***** PROVIDED MATERIAL *****
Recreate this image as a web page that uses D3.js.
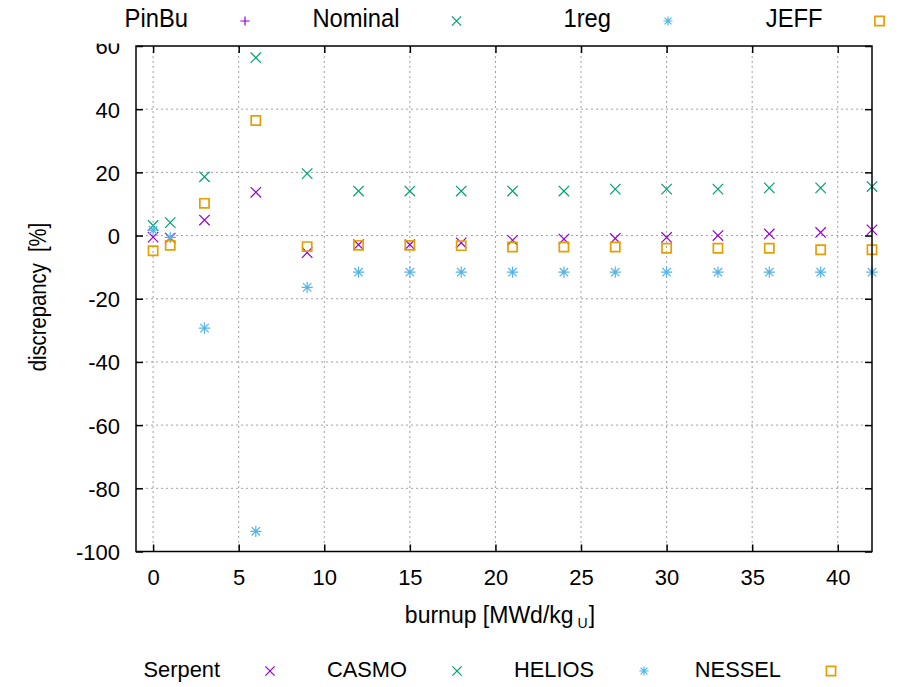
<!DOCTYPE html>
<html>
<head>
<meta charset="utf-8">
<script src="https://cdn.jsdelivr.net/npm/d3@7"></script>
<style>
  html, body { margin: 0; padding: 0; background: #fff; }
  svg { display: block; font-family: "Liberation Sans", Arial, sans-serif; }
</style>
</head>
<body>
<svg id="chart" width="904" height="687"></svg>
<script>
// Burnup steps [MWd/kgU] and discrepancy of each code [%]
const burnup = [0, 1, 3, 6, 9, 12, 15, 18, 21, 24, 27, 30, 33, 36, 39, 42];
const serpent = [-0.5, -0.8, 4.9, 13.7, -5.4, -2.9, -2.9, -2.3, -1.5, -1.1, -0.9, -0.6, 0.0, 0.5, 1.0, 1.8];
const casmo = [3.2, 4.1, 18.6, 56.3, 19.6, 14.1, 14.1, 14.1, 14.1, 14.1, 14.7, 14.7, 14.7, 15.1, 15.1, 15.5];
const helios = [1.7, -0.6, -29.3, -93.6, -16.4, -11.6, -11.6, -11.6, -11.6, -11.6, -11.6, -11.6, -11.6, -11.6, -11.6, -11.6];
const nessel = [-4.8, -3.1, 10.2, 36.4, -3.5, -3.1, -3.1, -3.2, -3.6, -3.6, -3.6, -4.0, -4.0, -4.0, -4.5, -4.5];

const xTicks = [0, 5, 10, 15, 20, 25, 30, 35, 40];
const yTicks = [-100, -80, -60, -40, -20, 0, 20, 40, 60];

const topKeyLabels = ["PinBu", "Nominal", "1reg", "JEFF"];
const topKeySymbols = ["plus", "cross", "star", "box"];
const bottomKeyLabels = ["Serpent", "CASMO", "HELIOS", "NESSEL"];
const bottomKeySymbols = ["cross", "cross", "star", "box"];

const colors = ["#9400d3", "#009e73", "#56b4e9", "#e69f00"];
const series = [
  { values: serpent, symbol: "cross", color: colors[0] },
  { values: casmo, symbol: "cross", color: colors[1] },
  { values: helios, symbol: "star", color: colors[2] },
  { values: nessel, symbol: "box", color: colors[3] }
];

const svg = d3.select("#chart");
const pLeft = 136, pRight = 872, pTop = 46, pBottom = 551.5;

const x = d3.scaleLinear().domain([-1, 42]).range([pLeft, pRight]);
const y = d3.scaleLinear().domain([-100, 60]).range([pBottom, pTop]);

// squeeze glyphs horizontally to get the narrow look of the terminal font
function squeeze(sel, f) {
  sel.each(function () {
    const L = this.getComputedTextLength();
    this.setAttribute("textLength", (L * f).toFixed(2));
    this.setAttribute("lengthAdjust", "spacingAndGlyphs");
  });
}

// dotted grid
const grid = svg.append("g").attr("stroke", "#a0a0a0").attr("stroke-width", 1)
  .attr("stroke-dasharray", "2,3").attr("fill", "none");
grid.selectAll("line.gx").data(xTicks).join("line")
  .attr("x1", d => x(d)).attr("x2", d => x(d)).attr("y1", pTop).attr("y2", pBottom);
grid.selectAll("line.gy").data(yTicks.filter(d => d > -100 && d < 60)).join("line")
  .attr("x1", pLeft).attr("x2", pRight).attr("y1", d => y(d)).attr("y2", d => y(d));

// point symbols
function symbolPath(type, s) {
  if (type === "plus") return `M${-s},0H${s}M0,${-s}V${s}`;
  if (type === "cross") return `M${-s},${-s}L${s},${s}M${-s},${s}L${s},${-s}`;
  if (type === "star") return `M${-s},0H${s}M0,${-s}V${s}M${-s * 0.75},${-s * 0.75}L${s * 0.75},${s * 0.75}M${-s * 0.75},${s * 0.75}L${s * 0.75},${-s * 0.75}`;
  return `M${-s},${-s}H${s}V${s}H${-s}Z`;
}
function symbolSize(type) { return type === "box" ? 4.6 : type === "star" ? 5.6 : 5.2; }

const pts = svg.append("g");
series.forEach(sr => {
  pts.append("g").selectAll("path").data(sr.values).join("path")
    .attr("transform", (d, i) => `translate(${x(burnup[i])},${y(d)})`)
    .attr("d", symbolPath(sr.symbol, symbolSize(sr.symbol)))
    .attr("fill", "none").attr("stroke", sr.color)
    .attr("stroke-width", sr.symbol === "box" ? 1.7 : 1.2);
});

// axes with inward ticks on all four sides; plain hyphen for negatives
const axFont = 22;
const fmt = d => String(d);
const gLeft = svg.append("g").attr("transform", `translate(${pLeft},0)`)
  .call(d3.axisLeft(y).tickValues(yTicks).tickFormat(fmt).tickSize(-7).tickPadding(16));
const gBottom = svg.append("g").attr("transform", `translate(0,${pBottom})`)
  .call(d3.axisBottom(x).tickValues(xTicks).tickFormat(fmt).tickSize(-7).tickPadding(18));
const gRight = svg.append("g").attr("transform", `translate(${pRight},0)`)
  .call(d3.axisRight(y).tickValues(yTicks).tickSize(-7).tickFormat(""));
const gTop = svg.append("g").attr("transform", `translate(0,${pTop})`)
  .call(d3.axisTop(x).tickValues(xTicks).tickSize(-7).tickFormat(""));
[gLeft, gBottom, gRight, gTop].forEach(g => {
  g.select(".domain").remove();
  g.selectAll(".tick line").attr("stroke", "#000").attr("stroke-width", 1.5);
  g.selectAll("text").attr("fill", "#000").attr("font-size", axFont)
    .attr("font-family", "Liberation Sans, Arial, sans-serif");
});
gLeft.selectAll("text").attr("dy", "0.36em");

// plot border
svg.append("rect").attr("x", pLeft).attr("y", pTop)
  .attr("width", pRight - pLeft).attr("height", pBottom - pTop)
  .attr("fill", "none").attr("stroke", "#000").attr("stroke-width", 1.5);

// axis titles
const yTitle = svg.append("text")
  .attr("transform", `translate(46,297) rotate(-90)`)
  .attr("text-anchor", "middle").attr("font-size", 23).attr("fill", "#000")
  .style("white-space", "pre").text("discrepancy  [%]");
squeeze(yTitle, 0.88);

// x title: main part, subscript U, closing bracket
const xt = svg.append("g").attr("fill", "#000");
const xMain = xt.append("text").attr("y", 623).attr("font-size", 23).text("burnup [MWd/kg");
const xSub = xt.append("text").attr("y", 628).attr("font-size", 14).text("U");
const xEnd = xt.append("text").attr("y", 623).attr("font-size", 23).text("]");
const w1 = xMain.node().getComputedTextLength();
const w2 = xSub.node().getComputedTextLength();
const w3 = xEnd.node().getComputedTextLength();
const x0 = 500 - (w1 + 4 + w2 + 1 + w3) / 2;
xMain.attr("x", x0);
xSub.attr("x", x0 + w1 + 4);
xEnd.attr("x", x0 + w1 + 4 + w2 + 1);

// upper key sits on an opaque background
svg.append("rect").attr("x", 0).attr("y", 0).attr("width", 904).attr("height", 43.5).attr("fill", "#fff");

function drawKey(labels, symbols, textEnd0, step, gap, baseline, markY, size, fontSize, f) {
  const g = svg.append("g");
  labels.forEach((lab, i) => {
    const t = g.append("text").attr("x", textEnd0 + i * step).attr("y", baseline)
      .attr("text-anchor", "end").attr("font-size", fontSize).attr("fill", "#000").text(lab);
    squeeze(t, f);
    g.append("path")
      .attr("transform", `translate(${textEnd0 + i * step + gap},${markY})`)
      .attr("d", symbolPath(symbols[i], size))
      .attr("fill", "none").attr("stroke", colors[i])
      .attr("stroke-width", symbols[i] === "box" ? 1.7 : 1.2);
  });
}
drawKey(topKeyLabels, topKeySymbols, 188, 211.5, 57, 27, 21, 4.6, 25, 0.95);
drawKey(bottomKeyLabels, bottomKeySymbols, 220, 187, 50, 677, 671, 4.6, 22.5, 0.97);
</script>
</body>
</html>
*****
_TASK GOAL_: Repeat the listing above up to and including the line with "-4.0, -4.5, -4.5];", starting from its first line. Drop any pictures.

_THE RESPONSE_:
Recreate this image as a web page that uses D3.js.
<!DOCTYPE html>
<html>
<head>
<meta charset="utf-8">
<script src="https://cdn.jsdelivr.net/npm/d3@7"></script>
<style>
  html, body { margin: 0; padding: 0; background: #fff; }
  svg { display: block; font-family: "Liberation Sans", Arial, sans-serif; }
</style>
</head>
<body>
<svg id="chart" width="904" height="687"></svg>
<script>
// Burnup steps [MWd/kgU] and discrepancy of each code [%]
const burnup = [0, 1, 3, 6, 9, 12, 15, 18, 21, 24, 27, 30, 33, 36, 39, 42];
const serpent = [-0.5, -0.8, 4.9, 13.7, -5.4, -2.9, -2.9, -2.3, -1.5, -1.1, -0.9, -0.6, 0.0, 0.5, 1.0, 1.8];
const casmo = [3.2, 4.1, 18.6, 56.3, 19.6, 14.1, 14.1, 14.1, 14.1, 14.1, 14.7, 14.7, 14.7, 15.1, 15.1, 15.5];
const helios = [1.7, -0.6, -29.3, -93.6, -16.4, -11.6, -11.6, -11.6, -11.6, -11.6, -11.6, -11.6, -11.6, -11.6, -11.6, -11.6];
const nessel = [-4.8, -3.1, 10.2, 36.4, -3.5, -3.1, -3.1, -3.2, -3.6, -3.6, -3.6, -4.0, -4.0, -4.0, -4.5, -4.5];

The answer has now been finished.